Сегодня можно с полным основанием утверждать, что современный западный детектив, за редким исключением, перестает быть пищей для прихотливой игры ума и всего лишь увлекательным и развлекательным чтением. Понятие «детектив» трактуется в данном случае широко — в него включаются и традиционная история раскрытия преступления, и произведение, написанное от лица преступника, и шпионский роман.
Попытка универсального определения этого широкого понятия предпринята известным болгарским писателем и теоретиком жанра Богомилом Раиновым: «В своем развитии детективный роман сумел низвергнуть и разрушить почти все каноны, пытавшиеся определить и ограничить его специфику. Но при всей, так сказать, необузданности этого развития, во всех своих перевоплощениях детективный жанр сохранил одну существенную тематическую черту: литературное повествование в нем неизменно связано с преступлением. А будет ли внимание автора обращено на действия блюстителя закона или его нарушителя, раскроет ли он нам драму следователя, или драму преступника, будет ли покушение касаться отдельной личности или всего общества, окажется ли тот, кто борется против нарушителя, представителем определенной общественной группы или будет действовать в силу личных побуждений — все это подробности, не затрагивающие специфики повествования… мы можем считать детективным романом лишь такое произведение, в котором преступление рассматривается не как эпизод или повод для развития действия, а как основная тема, которой следуют и с которой в той или иной степени связаны все конфликты, драмы и события, введенные автором в повествование. Это единственное возможное определение, позволяющее причислить к жанру тысячи детективных произведений во всех их разновидностях — от „Приключений Шерлока Холмса“ до расследований инспектора Мегрэ, от романа-задачи Агаты Кристи до романа-авантюры Реймонда Чендлера, от соперничества умов убийцы и следователя в книгах Дороти Сэйерс до грубых кулачных и пистолетных стычек в произведениях Картера Брауна».[2]
Внимательно следя за развитием современного детектива во всем его многообразии, нельзя не заметить процесса его нарастающей идеологизации, стремления откликнуться на самые животрепещущие проблемы наших дней. Теперь идеологические коллизии характерны не только для политического детектива или шпионского романа. Социальная тема вторгается и в самый обычный детектив, написанный в русле признанного канона. Таков естественный ход литературного развития. Игра, сталкиваясь с реальностью, терпит поражение. И события действительной жизни властно заполняют, захлестывают хитроумную, но абстрактную схему.

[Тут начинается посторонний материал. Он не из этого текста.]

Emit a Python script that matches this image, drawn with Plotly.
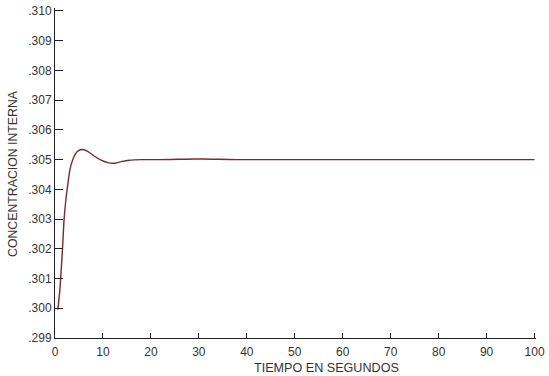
import plotly.graph_objects as go

# Step response of the internal concentration
tiempo = [0.6, 1.0, 1.3, 1.6, 1.9, 2.3, 2.7, 3.1, 3.6, 4.2, 4.9, 5.8, 6.8, 8.0,
          9.5, 11.0, 12.5, 14.0, 15.5, 18.0, 22.0, 26.0, 29.0, 31.0, 34.0,
          38.0, 45.0, 55.0, 65.0, 75.0, 85.0, 95.0, 100.0]
concentracion = [0.29995, 0.3006, 0.3013, 0.3021, 0.3030, 0.3037, 0.3042, 0.30465,
                 0.30495, 0.30518, 0.30530, 0.30534, 0.30528, 0.30514,
                 0.30499, 0.30490, 0.30488, 0.30494, 0.30498, 0.30500, 0.30500,
                 0.30501, 0.30502, 0.30502, 0.30501, 0.30500, 0.30500, 0.30500,
                 0.30500, 0.30500, 0.30500, 0.30500, 0.30500]

x_ticks = [0, 10, 20, 30, 40, 50, 60, 70, 80, 90, 100]
y_ticks = [0.299, 0.300, 0.301, 0.302, 0.303, 0.304, 0.305, 0.306, 0.307, 0.308, 0.309, 0.310]
y_labels = [".299", ".300", ".301", ".302", ".303", ".304", ".305", ".306", ".307", ".308", ".309", ".310"]

font = "Liberation Sans, Arial, sans-serif"

# Plot area in page pixels
W, H = 549, 376
L, R, T, B = 55, 13, 4, 38
pw, ph = W - L - R, H - T - B

fig = go.Figure()
fig.add_trace(go.Scatter(
    x=tiempo, y=concentracion, mode="lines",
    line=dict(color="#7a2a2a", width=1.4, shape="spline", smoothing=0.8),
    showlegend=False, hoverinfo="skip",
))

fig.update_layout(
    width=W, height=H,
    margin=dict(l=L, r=R, t=T, b=B),
    paper_bgcolor="white", plot_bgcolor="white",
    font=dict(family=font, size=12, color="#333333"),
    xaxis=dict(
        range=[0, 100.3], tickvals=x_ticks, ticks="inside", ticklen=5,
        tickcolor="#222", tickwidth=1, showline=True, linecolor="#222",
        linewidth=1, showgrid=False, zeroline=False, ticklabelstandoff=3,
        tickfont=dict(family=font, size=12, color="#333"),
    ),
    yaxis=dict(
        range=[0.299, 0.3101], tickvals=y_ticks, ticktext=y_labels,
        ticks="inside", ticklen=8, tickcolor="#222", tickwidth=1,
        showline=True, linecolor="#222", linewidth=1, showgrid=False,
        zeroline=False, tickfont=dict(family=font, size=12, color="#333"),
    ),
    annotations=[
        dict(text="TIEMPO EN SEGUNDOS", xref="paper", yref="paper",
             x=(326 - L) / pw, y=(H - B - 368) / ph,
             xanchor="center", yanchor="middle", showarrow=False,
             font=dict(family=font, size=12.6, color="#333")),
        dict(text="CONCENTRACION INTERNA", xref="paper", yref="paper",
             x=(13 - L) / pw, y=(H - B - 172) / ph, textangle=-90,
             xanchor="center", yanchor="middle", showarrow=False,
             font=dict(family=font, size=12.3, color="#333")),
    ],
)

fig.write_html("out.html")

Тут, конечно, немалую роль играют и читатели. Открывая новое произведение излюбленного жанра, читатель вряд ли увлечется еще одним рассказом об убийстве на почве ревности в глухой деревушке или каком-то заштатном городке. Ему интереснее прочесть в остросюжетной форме о тех событиях, которые ему каждый день преподносят газеты, радио и телевидение.
В западном мире убийство, преступление перестало быть делом экстраординарным. Оно уже никого не потрясает, ибо превратилось в банальный факт повседневного существования. Конечно, пальму первенства в этом сомнительном соревновании «по внедрению» детективных сюжетов в жизнь держат США, где, по официальным данным, на 226,5 миллиона жителей приходится по меньшей мере 140 миллионов единиц огнестрельного оружия. В небольшой Швеции положение не столь драматично. Однако и в этой, казалось бы, благополучной стране есть множество нерешенных и нерешаемых социальных проблем. О них, собственно, и написаны три предлагаемых нашему читателю детективных романа. Их авторы не стремятся предложи гь решение больных вопросов шведской жизни, ибо и не могут его предложить. Но они остро, точно, полемично задают эти вопросы. К примеру, почему, в самом деле, Стокгольм занимает одно из первых мест в мире по числу самоубийств?

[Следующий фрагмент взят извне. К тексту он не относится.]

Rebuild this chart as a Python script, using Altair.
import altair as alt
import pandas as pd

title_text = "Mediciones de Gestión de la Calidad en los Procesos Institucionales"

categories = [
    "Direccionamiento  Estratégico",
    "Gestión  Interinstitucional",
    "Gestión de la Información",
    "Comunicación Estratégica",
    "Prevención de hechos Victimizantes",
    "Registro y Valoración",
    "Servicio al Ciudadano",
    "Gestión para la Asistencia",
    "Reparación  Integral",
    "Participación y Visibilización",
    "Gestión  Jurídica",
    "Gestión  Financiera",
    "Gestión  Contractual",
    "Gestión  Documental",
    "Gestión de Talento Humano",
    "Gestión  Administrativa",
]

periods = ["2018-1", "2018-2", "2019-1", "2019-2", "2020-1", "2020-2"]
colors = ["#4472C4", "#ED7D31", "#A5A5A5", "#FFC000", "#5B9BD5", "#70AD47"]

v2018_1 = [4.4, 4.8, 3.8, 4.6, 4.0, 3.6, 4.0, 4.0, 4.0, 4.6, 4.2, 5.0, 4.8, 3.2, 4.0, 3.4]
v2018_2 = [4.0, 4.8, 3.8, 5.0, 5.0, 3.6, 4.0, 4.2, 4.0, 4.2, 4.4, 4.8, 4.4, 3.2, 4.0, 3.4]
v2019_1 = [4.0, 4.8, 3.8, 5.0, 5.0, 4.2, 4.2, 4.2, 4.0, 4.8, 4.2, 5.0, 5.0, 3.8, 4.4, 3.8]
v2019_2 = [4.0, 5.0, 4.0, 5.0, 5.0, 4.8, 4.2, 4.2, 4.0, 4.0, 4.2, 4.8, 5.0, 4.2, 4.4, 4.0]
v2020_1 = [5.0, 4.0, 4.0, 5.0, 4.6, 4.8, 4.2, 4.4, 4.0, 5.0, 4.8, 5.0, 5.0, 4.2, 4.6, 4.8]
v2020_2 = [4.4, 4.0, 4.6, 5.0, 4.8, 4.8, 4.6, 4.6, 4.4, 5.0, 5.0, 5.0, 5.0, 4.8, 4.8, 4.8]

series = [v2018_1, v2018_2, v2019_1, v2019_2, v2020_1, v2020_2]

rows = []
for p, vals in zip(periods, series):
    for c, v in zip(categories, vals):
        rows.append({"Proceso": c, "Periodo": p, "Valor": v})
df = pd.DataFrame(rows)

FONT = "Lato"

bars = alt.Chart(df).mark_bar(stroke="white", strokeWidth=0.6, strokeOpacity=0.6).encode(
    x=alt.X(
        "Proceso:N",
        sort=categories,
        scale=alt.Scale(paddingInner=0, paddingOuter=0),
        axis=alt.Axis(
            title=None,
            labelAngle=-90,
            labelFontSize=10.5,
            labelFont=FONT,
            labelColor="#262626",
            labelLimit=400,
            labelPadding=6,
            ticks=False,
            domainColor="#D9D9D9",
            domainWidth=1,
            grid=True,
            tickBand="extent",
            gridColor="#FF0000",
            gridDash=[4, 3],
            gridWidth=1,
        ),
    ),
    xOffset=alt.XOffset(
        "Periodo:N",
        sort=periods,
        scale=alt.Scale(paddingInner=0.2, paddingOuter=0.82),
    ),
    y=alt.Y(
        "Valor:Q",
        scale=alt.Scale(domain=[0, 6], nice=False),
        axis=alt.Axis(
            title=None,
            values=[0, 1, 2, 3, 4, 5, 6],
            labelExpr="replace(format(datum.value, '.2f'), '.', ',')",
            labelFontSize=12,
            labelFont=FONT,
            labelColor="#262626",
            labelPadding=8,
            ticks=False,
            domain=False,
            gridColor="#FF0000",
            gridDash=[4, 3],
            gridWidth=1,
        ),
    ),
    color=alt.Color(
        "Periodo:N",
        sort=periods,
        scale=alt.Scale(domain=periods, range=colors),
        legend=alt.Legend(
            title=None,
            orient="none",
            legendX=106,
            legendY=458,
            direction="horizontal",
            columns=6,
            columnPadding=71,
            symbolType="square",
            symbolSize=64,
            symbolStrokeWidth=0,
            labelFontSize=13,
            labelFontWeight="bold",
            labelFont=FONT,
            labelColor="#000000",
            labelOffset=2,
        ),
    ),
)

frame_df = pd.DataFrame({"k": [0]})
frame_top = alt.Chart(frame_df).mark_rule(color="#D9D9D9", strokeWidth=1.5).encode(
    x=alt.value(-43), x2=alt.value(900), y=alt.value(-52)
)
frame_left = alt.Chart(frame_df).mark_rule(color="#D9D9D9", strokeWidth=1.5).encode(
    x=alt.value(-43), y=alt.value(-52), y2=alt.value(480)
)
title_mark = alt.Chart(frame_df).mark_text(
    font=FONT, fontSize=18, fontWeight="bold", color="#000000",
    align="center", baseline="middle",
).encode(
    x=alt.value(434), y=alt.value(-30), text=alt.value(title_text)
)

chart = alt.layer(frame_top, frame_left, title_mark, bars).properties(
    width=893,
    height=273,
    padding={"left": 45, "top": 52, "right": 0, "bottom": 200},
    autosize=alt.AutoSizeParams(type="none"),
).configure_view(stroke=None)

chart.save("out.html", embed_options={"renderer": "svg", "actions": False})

Спокойные, уравновешенные, материально обеспеченные шведы — и вдруг самоубийства? Видимо, есть некие противоречия в шведском обществе, не позволяющие многим его членам найти иной выход из жизненных трудностей; видимо, обострился в Швеции кризис идеалов и стремлений, ибо человек кончает с собой, если у него нет ни того, ни другого. А когда у человека стремления есть, но он понимает, что они неосуществимы, он способен пойти на преступление…
Разъясняя задачу, которую ставили перед собой создатели декалогии «романов о преступлении», в которую входит роман «Запертая комната», Пер Вале писал: «Замысел наш заключался в том, чтобы, используя форму детективного романа, изобразить шведское общество, его теневые стороны, его проблемы, его развитие в течение десяти лет, составляющих действие серии». Первый роман, «Розеанна», увидел свет в 1965 году. Последний, десятый, «Наемные убийцы», был опубликован в 1975-м. В этом же году в возрасте 48 лет умер Пер Вале. На русский язык переведено шесть книг декалогии: «Полиция, полиция, картофельно пюре», «Негодяй из Сэфле», «Запертая комната», «Смеющийся полицейский» (русский перевод «В тупике»), «Подозреваются в убийстве» и «Наемные убийцы».
Романы декалогии пользуются большим заслуженным успехом как в самой Швеции, так и за ее пределами, многие из них экранизированы. Очевидно, что декалогия стала явлением не только шведской, но и всей детективной литературы. Произошло это во многом потому, что Пер Вале и Май Шеваль, используя в высшей степени традиционную форму детектива, создали нечто принципиально отличное от продукции «массовой литературы».
Вале и Шеваль не страшатся обвинений в приверженности к штампам. Они вызывающе берут затасканный сюжет «запертой комнаты» и даже не считают нужным изобретать какое-то завлекательное название. В «Запертой комнате» легко выделяются три достаточно самостоятельные сюжетные линии, каждая из которых могла бы стать предметом отдельного романа, но все три преступления оказываются хоть и опосредствованно, но тесно связаны. И связь эта мотивирована действительностью, а не изощренностью писательской техники. Обе сюжетные линии имеют свои завязки, но если в случае с «запертой комнатой» завязка совершенно традиционна—обнаружен труп, ведется расследование, заходящее в тупик, — то экспозиция рассказа об ограблении банка выглядит нарочито затянутой — мы как бы присутствуем при замедленной демонстрации кинофильма и знаем несколько больше, нежели полицейские, но все же далеко не достаточно, чтобы решить, кто же преступник. Вале и Шеваль пишут именно детектив — они, как и положено по законам жанра, держат нераскрытыми до самого конца и загадку убийства в «запертой комнате», и загадку ограбления банка, открывающего роман. В данном случае авторы сознательно «придерживают» развязку, чтобы показать, в частности, какими неверными путями нередко идет следствие.